Built like a bowl, you entered at the old girl's apex and descended to points east and west. Traversing the narrow concourses was generally done slowly and single-file, but it gave everyone a chance to examine the culinary diversity. One concession stand specialized in a variety of burritos, while another offered either nachos or a chicken sandwich. Down the first-base ramp and behind the bleachers was a wonderful stand that sold hamburgers, cheeseburgers, the best french fries this side of Maryland's Eastern Shore, and a variety of other slower-cooked (and higher-priced) fare. Snack items could be found in a small stand tucked away on the third-base side, and several stations around the park sold a variety of beers. And it was all tied together by the main concession stand, just a few feet from the base of the tower. It was basically the first thing you saw as you entered the park and it offered standard ballpark cuisine like hot dogs, popcorn, peanuts, soft drinks and ice cream, in addition to pizza. It was also (along with the first-base beer stand) the primary place for socializing, the place for friends to meet, grab their grub and find their seats. A beer stand and souvenir stand were also located there and on busy nights this general area looked like a miniature version of Times Square (minus the xxx-rated theaters). 

Oh, Jay also lived there. I don't recall his last name but he was the loud-voiced young man who hawked programs just beyond the main entrance. Everyone knew Jay because he made it his business to get to know you and give you his opinion on any and all topics. Jay was a die-hard Braves' fan, which took a lot of guts through much of the 1980s, but he correctly observed that Atlanta, our parent club, was sending us some good players who would eventually surface in the majors and make the Braves a better team. And with the infusion of such players as Steve Avery, Jeff Blauser, Ron Gant, David Justice and Mark Lemke, Atlanta made its astounding run from last place in 1990 to the World Series in 1991. Other Bulls' alumni such as Chipper Jones, Ryan Klesko, Javy Lopez and Andruw Jones continued the Braves' success throughout the 1990s. I'm sure Jay has enjoyed every minute of it... and hasn't been shy about sharing his feelings with others. 

If you had box or reserved seats (no luxury boxes in this Depression-era edifice), you walked past Jay and the main concession stand (and also past the door leading to the small administrative offices) and descended down the stairs. Capacity was around 5,000 but very often more than 1,000 other fans were shoehorned in. The covered grandstand could hold upwards of 3,000, and the rest found refuge in the backless bleacher seats along the first or third base lines, or sometimes on the grass beyond the centerfield fence.
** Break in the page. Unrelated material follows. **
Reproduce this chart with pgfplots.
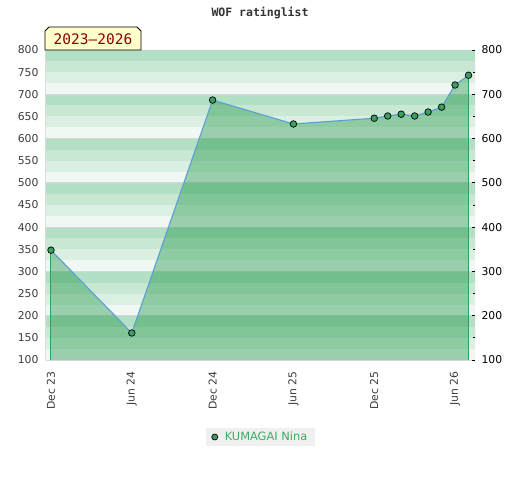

For some reason the rowdiest fans were almost always found along third base - they not only seemed to enjoy the game a little more, but they also took particular delight in heckling the opposition and baiting the umpires. They certainly had a better view of the field than the denizens of the press box, which was literally a box built at field level right behind home plate. Popups and high flies immediately disappeared from sight, and the official scorer, PA announcer and assorted writers had to watch the players to determine who was chasing the ball. 

The dugouts were small, as befitting a facility built when both rosters and athletes were smaller. The playing field itself was also, um, cozy, with its rightfield line famous throughout the league as an inviting target. It was publicly listed as 305 feet but that was definitely an exaggeration. Miles once told me they had actually measured it at about 291 feet, but knew that Organized Baseball would object to such a short porch and thus they simply didn't publicize the true distance. A side wall of a local business sat just a few feet beyond that rightfield fence, thankfully made of brick because many a blast smashed against it over the course of a summer. In 1984, my first year in Durham, we had a big first baseman named Bob Tumpane, a left-handed pull hitter who must have played pepper with that wall about twenty times. 
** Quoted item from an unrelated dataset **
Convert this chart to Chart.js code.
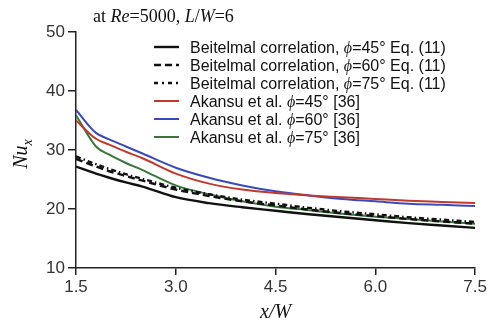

Attendance was terrific before the movie - 217,000 poured through the DAP in 1987. They shot "Bull Durham" in September and October of that year and the film opened the following spring; from that point on nothing remained the same. Attendance soared as people came from all over the country to sit in the ballpark they had seen on the big screen. Attendance jumped to 271,000 in 1988 and 300,000 in 1990. 

But there was always a price to pay. While the team was making tons of money and receiving international recognition, the park was bulging at the seams. It had not been designed for that kind of high-volume usage and, now more than fifty years old, it was rapidly showing its age. It soon became apparent that either a major facelift or a brand-new facility was needed in the Bull City. The ensuing political battle took several years, led to a change in ownership and involved several neighboring counties as well as members of baseball's inner circle. However, it was determined that a completely new park was the most cost-effective solution, and in 1995 the Durham Bulls Athletic Park opened and drew nearly 400,000 fans. Three years later, after 18 seasons as the Braves' affiliate in the Carolina League, the Bulls became the Triple-A farm club of the expansion Tampa Bay Devil Rays, where they maintain their status as one of the minor leagues' most successful franchises. 
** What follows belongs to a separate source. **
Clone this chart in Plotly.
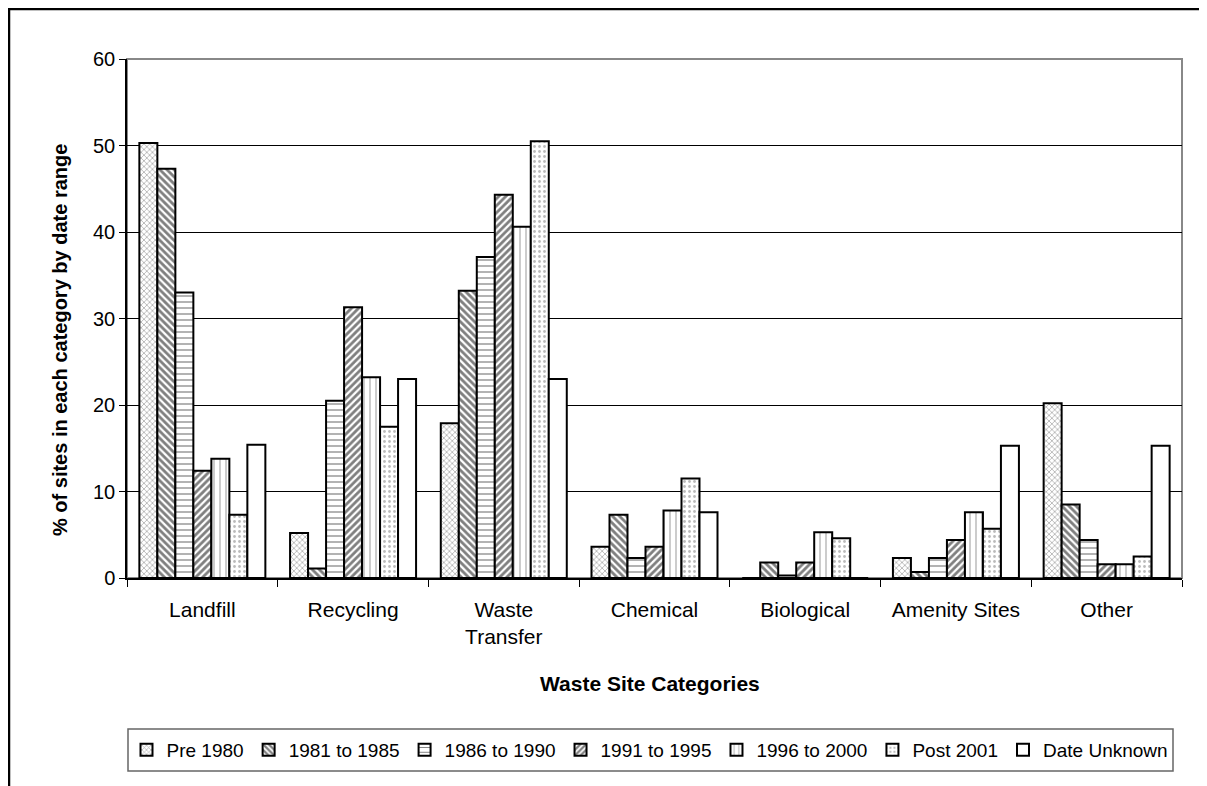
import plotly.graph_objects as go

categories = ["Landfill", "Recycling", "Waste<br>Transfer", "Chemical", "Biological", "Amenity Sites", "Other"]

pre_1980 = [50.3, 5.2, 17.9, 3.6, 0.0, 2.3, 20.2]
y1981_1985 = [47.3, 1.1, 33.2, 7.3, 1.8, 0.7, 8.5]
y1986_1990 = [33.0, 20.5, 37.1, 2.3, 0.3, 2.3, 4.4]
y1991_1995 = [12.4, 31.3, 44.3, 3.6, 1.8, 4.4, 1.6]
y1996_2000 = [13.8, 23.2, 40.6, 7.8, 5.3, 7.6, 1.6]
post_2001 = [7.3, 17.5, 50.5, 11.5, 4.6, 5.7, 2.5]
date_unknown = [15.4, 23.0, 23.0, 7.6, 0.0, 15.3, 15.3]

series_names = ["Pre 1980", "1981 to 1985", "1986 to 1990", "1991 to 1995",
                "1996 to 2000", "Post 2001", "Date Unknown"]
series_values = [pre_1980, y1981_1985, y1986_1990, y1991_1995, y1996_2000, post_2001, date_unknown]

patterns = [
    dict(shape="x", size=4, solidity=0.35, fgcolor="#555555", bgcolor="white"),
    dict(shape="\\", size=5, solidity=0.55, fgcolor="black", bgcolor="white"),
    dict(shape="-", size=6, solidity=0.2, fgcolor="black", bgcolor="white"),
    dict(shape="/", size=5, solidity=0.55, fgcolor="black", bgcolor="white"),
    dict(shape="|", size=6, solidity=0.25, fgcolor="#777777", bgcolor="white"),
    dict(shape=".", size=5, solidity=0.25, fgcolor="#777777", bgcolor="white"),
    dict(shape="", bgcolor="white"),
]

FONT = "Liberation Sans, Arial, sans-serif"

fig = go.Figure()
for name, vals, pat in zip(series_names, series_values, patterns):
    fig.add_trace(go.Bar(
        name=name, x=categories, y=vals,
        marker=dict(color="white", pattern=pat, line=dict(color="black", width=2)),
    ))

# page has an 8px body margin: figure pixel = page pixel - 8
OFF = 8
W, H = 1199, 778
L, R, T, B = 119, 25, 51, 208
pw, ph = W - L - R, H - T - B

def px_x(x):
    return (x - OFF - L) / pw

def px_y(y):
    return (H - B - (y - OFF)) / ph

fig.update_layout(
    width=W, height=H,
    margin=dict(l=L, r=R, t=T, b=B),
    paper_bgcolor="white", plot_bgcolor="white",
    barmode="group", bargap=0.164, bargroupgap=0,
    font=dict(family=FONT, size=20, color="black"),
    showlegend=True,
    legend=dict(orientation="h", x=px_x(650), xanchor="center", y=px_y(750), yanchor="middle",
                font=dict(size=19, family=FONT), bgcolor="rgba(0,0,0,0)",
                itemwidth=30, traceorder="normal"),
    xaxis=dict(showline=True, linecolor="black", linewidth=1.5, ticks="outside",
               tickson="boundaries", ticklen=7, tickcolor="black", showgrid=False,
               tickfont=dict(size=21), ticklabelstandoff=12),
    yaxis=dict(range=[0, 60], dtick=10, showline=True, linecolor="black", linewidth=1.5,
               ticks="outside", ticklen=6, tickcolor="black", showgrid=True,
               gridcolor="black", gridwidth=1, zeroline=False, tickfont=dict(size=20)),
    shapes=[
        dict(type="rect", xref="paper", yref="paper", x0=0, x1=1, y0=0, y1=1,
             line=dict(color="#888888", width=2), layer="below"),
        dict(type="rect", xref="paper", yref="paper",
             x0=px_x(9), x1=px_x(1230), y0=px_y(820), y1=px_y(9),
             line=dict(color="black", width=2.5)),
        dict(type="rect", xref="paper", yref="paper",
             x0=px_x(128), x1=px_x(1173), y0=px_y(771), y1=px_y(729),
             line=dict(color="#666666", width=1.5)),
    ],
    annotations=[
        dict(text="<b>Waste Site Categories</b>", xref="paper", yref="paper",
             x=px_x(650), y=px_y(683), xanchor="center", yanchor="middle", showarrow=False,
             font=dict(size=21, family=FONT)),
        dict(text="<b>% of sites in each category by date range</b>", xref="paper", yref="paper",
             x=px_x(60), y=px_y(340), xanchor="center", yanchor="middle", showarrow=False,
             textangle=-90, font=dict(size=20, family=FONT)),
    ],
)

fig.write_html("out.html")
So everyone is happy, right? Well, not quite. Perhaps I am the only one who still misses the old DAP, now shorn of its bleachers but still used for some high school games and a collegiate summer league, as well as a farmer's market on weekends. The new ballpark is great and I certainly appreciate it, but it's just a building. The old Durham Athletic Park, on the other hand, had its own special personality, charm and vitality, qualities I find lacking in its successor. I still enjoy going to the ballgame, of course, but I'm sorry, there's just something missing, something that can never be recaptured. A victim of her own success, the Grand Dame now lives primarily in the hearts of those who still love her, who still remember when a ballpark was a ballpark and not a stadium. 

Think I'll go downtown and sit in the grandstand, where I can close my eyes and still smell the popcorn being popped. Plenty of room, feel free to join me.